Baca Juga: Pajak E-Commerce Bisa Jadi Bumerang? CORE Minta Pemerintah Gak Gegabah!
Ia mengungkapkan dua pola penghindaran yang berpotensi dilakukan. Pertama, pelaku usaha dapat membagi omzet tahunan ke beberapa toko di berbagai platform agar tidak melampaui ambang batas Rp500 juta per tahun.
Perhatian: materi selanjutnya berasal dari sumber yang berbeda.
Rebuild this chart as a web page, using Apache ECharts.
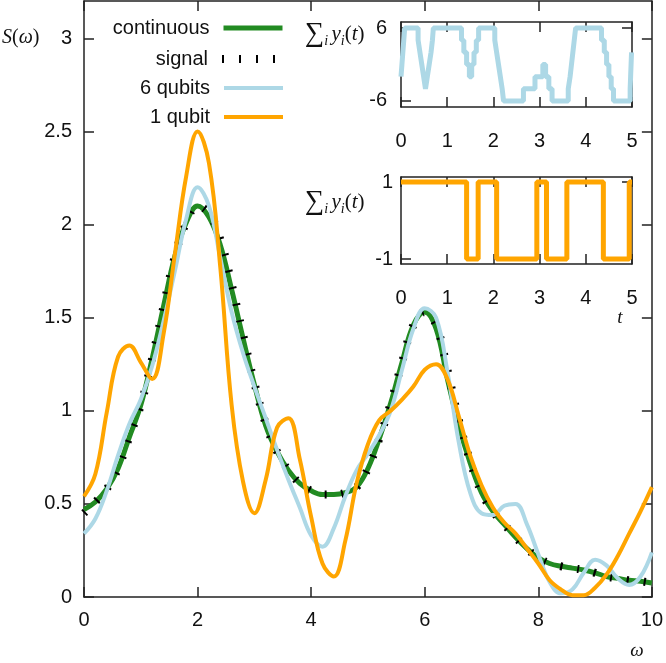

Kedua, penjualan dialihkan ke media sosial seperti WhatsApp, Instagram, atau TikTok, yang tidak terdeteksi sistem pelaporan marketplace.
Menurut Nailul, tren transaksi barang melalui media sosial yang kian meningkat akan menyulitkan otoritas pajak dan marketplace dalam melacak pendapatan sebenarnya dari pedagang daring.
Baca Juga: Pajak E-Commerce Jadi Wujud Perlakuan Setara bagi UMKM
Untuk menutup celah tersebut, ia menyarankan sinkronisasi data lintas platform dengan menggunakan Nomor Induk Berusaha (NIB) atau Nomor Induk Kependudukan (NIK) sebagai identitas tunggal pedagang.
“Bisa jadi satu penjual punya dua hingga tiga toko di platform berbeda. Artinya, harus ada sinkronisasi data antar platform yang diatur rinci, misalnya pakai NIB atau NIK,” ujar Nailul.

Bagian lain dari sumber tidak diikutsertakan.